Video Briefing

Nomad Capitalist R&D: 4 Non-Dom Countries for Lower Taxes

Apr 9, 2024Video Briefing13:05Watch on YouTube

The United Kingdom’s decision to abolish its 200‑year‑old non‑domiciled (non‑dom) tax regime has left high‑net‑worth individuals and global entrepreneurs searching for jurisdictions that still allow foreign income to be taxed only when it is remitted.

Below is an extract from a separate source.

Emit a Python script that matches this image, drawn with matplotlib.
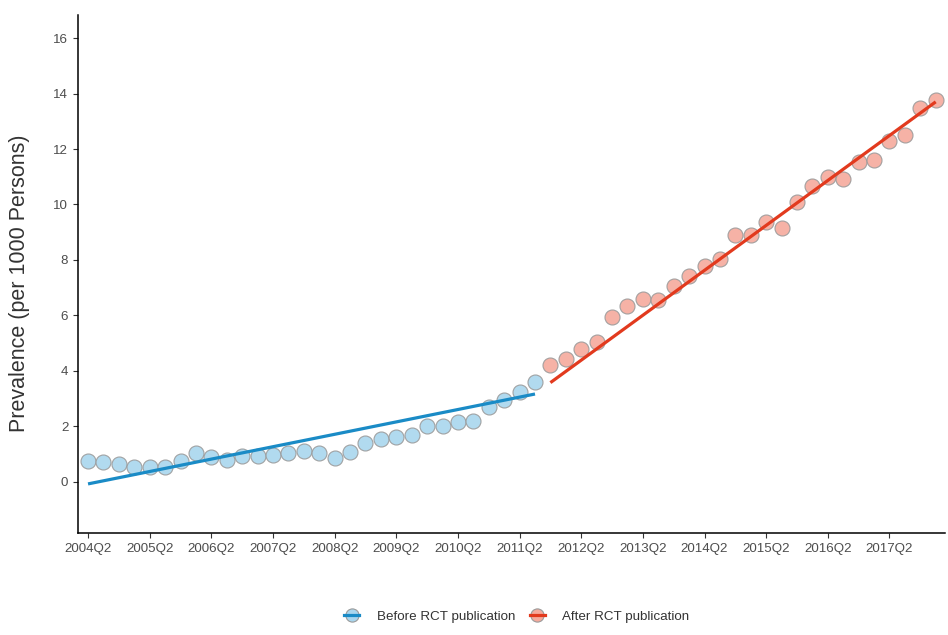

Below is a concise overview of the remaining non‑dom options, their key features, and practical considerations.

Ireland

  • Residency vs. domicile – You can be a tax resident in Ireland while maintaining a domicile elsewhere.
  • Tax on foreign income – Foreign dividends, interest, rental income, and offshore business profits are tax‑free provided they are not remitted to an Irish bank account.
  • What counts as remittance – Direct transfers to an Irish account, bringing foreign‑purchased assets (e.g., a car) into Ireland, or using a foreign credit card for purchases in Ireland can be treated as remittance and become taxable.
  • Limitations – Certain real‑estate investment trusts (REITs) and some exchange‑traded funds (ETFs) do not qualify for the non‑dom exemption.
  • Advice – Because the definition of remittance can be nuanced, professional tax advice is essential.

Malta

  • Similar domicile framework – Like Ireland, Malta distinguishes between residence and domicile, allowing non‑dom status if your permanent home remains abroad.
  • Foreign income – Untaxed unless remitted.
  • Flat tax threshold – If foreign income exceeds €35,000, a flat tax of roughly €5,000 (up to €15,000 depending on the residence permit) applies, regardless of the amount above the threshold.
  • Local income – Salaries and profits from Malta‑based businesses are taxed at standard Maltese rates.
  • Remittance rules – Identical to Ireland: transfers to Maltese accounts, use of foreign credit cards, or importing goods for personal use trigger taxation.
  • Crypto & capital gains – Capital gains are exempt, making Malta attractive for cryptocurrency traders and stock investors.

Cyprus

  • Time‑limited regime – The non‑dom status is available for a maximum of 17 years.
  • No remittance tax – Dividend, interest, and capital‑gain income are tax‑free regardless of where they are earned or whether they are brought into Cyprus.
  • Residency flexibility – Spending as little as 60 days per year in Cyprus can satisfy tax‑residence requirements, enabling a “digital nomad” lifestyle.
  • EU membership – Provides the same freedom of movement as Ireland and Malta.

Barbados

  • Caribbean alternative – Retains a British‑style domicile/residence distinction.
  • Foreign‑source income – Not taxed unless remitted to Barbados.
  • No capital‑gains tax – Attractive for crypto and stock traders, especially those who prefer a time zone aligned with North American markets.
  • Treaty network – Strong double‑taxation treaties with the United States, Canada, the UK, and other European nations, facilitating reduced withholding taxes on dividends, interest, and royalties.

Common Practical Points

  • Treaty benefits – All four jurisdictions have extensive tax‑treaty networks, allowing residents to claim reduced rates on foreign‑source income under the treaties.
  • Citizenship vs. domicile – Obtaining citizenship does not automatically affect domicile status. In Ireland, naturalisation requires an intention to make the country a permanent home, which can complicate non‑dom claims; Malta is more flexible.
  • Professional guidance – The definition of “remittance” varies and can include seemingly minor actions (e.g., using a foreign credit card). Engaging a qualified tax adviser familiar with the local regime is crucial to avoid inadvertent tax liabilities.
  • US citizens – US taxpayers remain subject to US tax on worldwide income regardless of residence. Relocating to a non‑dom jurisdiction can simplify reporting and limit additional foreign tax, but US filing obligations persist.

Decision criteria

Factor Ireland Malta Cyprus Barbados
Remittance tax Yes (foreign income taxed if remitted) Yes No Yes
Capital gains tax Taxed if remitted Exempt Exempt Exempt
Residency requirement Physical residence Physical residence 60 days/year possible Physical residence
Time limit Unlimited Unlimited 17‑year limit Unlimited
EU membership Yes Yes Yes No
Typical flat tax N/A €5k‑€15k on foreign income > €35k N/A N/A

Choosing the right jurisdiction depends on your primary concerns—whether you prioritize a low‑tax environment for crypto gains, need EU mobility, prefer a Caribbean lifestyle, or want minimal residency days. Each regime offers distinct advantages but also requires careful compliance with remittance rules and local filing obligations. Consulting a tax professional experienced in international domicile matters is the safest way to ensure the intended tax benefits are realized.